A single-stage wellpoint system typically lowers groundwater by about 4 to 6 metres, depending on soil conditions, pump capacity, point spacing, and excavation layout. Deeper excavations may require multiple wellpoint stages, deep wells, or a hybrid dewatering design.
Is wellpoint dewatering right for clay or rock sites?
Usually not. Wellpoints need soil that allows water to move toward the screens. Very tight clay, till, or bedrock often does not drain well enough for a vacuum-based system, so deep wells, sump pumping, cutoff walls, or other methods may be more effective.
Do wellpoint systems need filtration before discharge?
Often, yes. Groundwater from wellpoint dewatering may carry sediment, fines, metals, or other site-related contaminants. Many projects use settling tanks, sand media filters, pressure vessels, or treatment systems before discharge to help meet permit, bylaw, and water quality requirements.
How does Nexgen support wellpoint dewatering for construction projects?
Nexgen reviews site conditions, groundwater data, excavation plans, and discharge requirements before designing the wellpoint layout. Their team can provide pumps, headers, filtration, pressure vessels, wheel wash systems, monitoring, and field support so the excavation stays dry and compliant.
How deep can a wellpoint system lower groundwater?
Depth depends on soil conditions, pump selection, and layout, but a single‑stage wellpoint ring usually lowers groundwater by about 4–6 m. Deeper excavations often use multiple stages or a mix of wellpoints and deep wells.
Can I rely on wellpoints in very silty or clayey ground?
Light silts can work with careful design, though yields are lower and more points are required. In very tight clays, groundwater barely moves toward the screens, so deep wells, cutoff walls, or staged excavation with sumps are usually better options.

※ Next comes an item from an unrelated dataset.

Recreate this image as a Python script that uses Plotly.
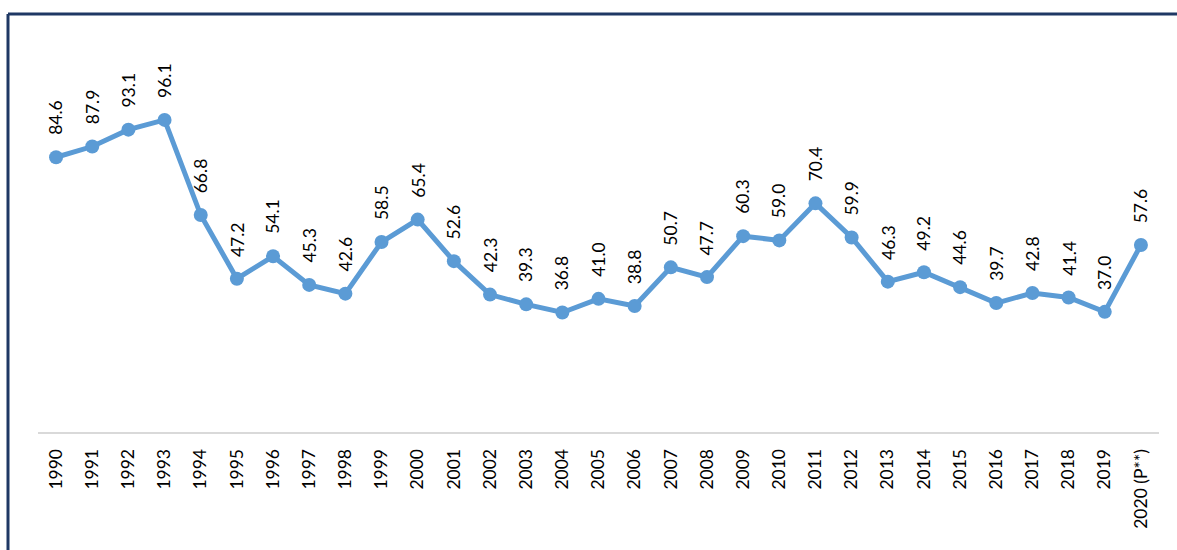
import plotly.graph_objects as go

years = ["1990", "1991", "1992", "1993", "1994", "1995", "1996", "1997", "1998", "1999",
         "2000", "2001", "2002", "2003", "2004", "2005", "2006", "2007", "2008", "2009",
         "2010", "2011", "2012", "2013", "2014", "2015", "2016", "2017", "2018", "2019",
         "2020 (P**)"]
values = [84.6, 87.9, 93.1, 96.1, 66.8, 47.2, 54.1, 45.3, 42.6, 58.5,
          65.4, 52.6, 42.3, 39.3, 36.8, 41.0, 38.8, 50.7, 47.7, 60.3,
          59.0, 70.4, 59.9, 46.3, 49.2, 44.6, 39.7, 42.8, 41.4, 37.0,
          57.6]

W, H = 1177, 550
L, R, T, B = 38, 18, 40, 118
pw, ph = W - L - R, H - T - B

FONT = "Lato"
fig = go.Figure()
fig.add_trace(go.Scatter(
    x=years, y=values, mode="lines+markers",
    line=dict(color="#5B9BD5", width=5),
    marker=dict(color="#5B9BD5", size=14),
    hoverinfo="x+y",
))

for i, v in enumerate(values):
    fig.add_annotation(x=i, y=v, text=f"{v:.1f}", textangle=-90,
                       showarrow=False, xanchor="center", yanchor="bottom",
                       yshift=20, font=dict(family=FONT, size=17.5, color="#000000"))

def px_x(p):
    return (p - L) / pw
def px_y(p):
    return (H - B - p) / ph

navy = "#1F3864"
fig.add_shape(type="line", xref="paper", yref="paper",
              x0=px_x(8), x1=px_x(W + 5), y0=px_y(14), y1=px_y(14),
              line=dict(color=navy, width=3))
fig.add_shape(type="line", xref="paper", yref="paper",
              x0=px_x(8), x1=px_x(8), y0=px_y(14), y1=px_y(H + 5),
              line=dict(color=navy, width=3))

fig.update_layout(
    width=W, height=H,
    margin=dict(l=L, r=R, t=T, b=B, autoexpand=False),
    paper_bgcolor="white", plot_bgcolor="white",
    showlegend=False,
    font=dict(family=FONT, size=17, color="#000000"),
    xaxis=dict(type="category", range=[-0.5, len(years) - 0.5],
               showgrid=False, zeroline=False,
               showline=True, linecolor="#D9D9D9", linewidth=2,
               ticks="", tickangle=-90, ticklabelstandoff=8,
               tickfont=dict(family=FONT, size=17.5, color="#000000")),
    yaxis=dict(range=[0, 120.7], visible=False, showgrid=False, zeroline=False),
)

fig.write_html("out.html", config={"displayModeBar": False},
               post_script="document.body.style.margin='0';")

What does wellpoint dewatering cost compared with deep wells?
Wellpoint costs scale with point count, depth, pump size, discharge route, and run time. For shallow, broad excavations, wellpoints are often more economical; for very deep, long‑term, or high‑flow projects, deep wells can be more cost‑effective. A quick budget comparison usually starts by sketching both options from the same drawings and groundwater data.
Do I always need filtration or treatment with wellpoints?
Not always, but in urban B.C. many bylaws expect suspended solids, turbidity, and sometimes metals or pH to be managed before discharge. Depending on site conditions, treatment may be as simple as settling tanks and sand media filters or as involved as full contaminated water treatment systems.
What if I only need wellpoints for a short period?
Temporary wellpoint systems are usually rented as complete packages with pumps, headers, tanks, filters, and pressure vessels sized for the expected flow and schedule. When excavation and backfilling are done, the system is shut down, removed, and the points are pulled or abandoned as specified.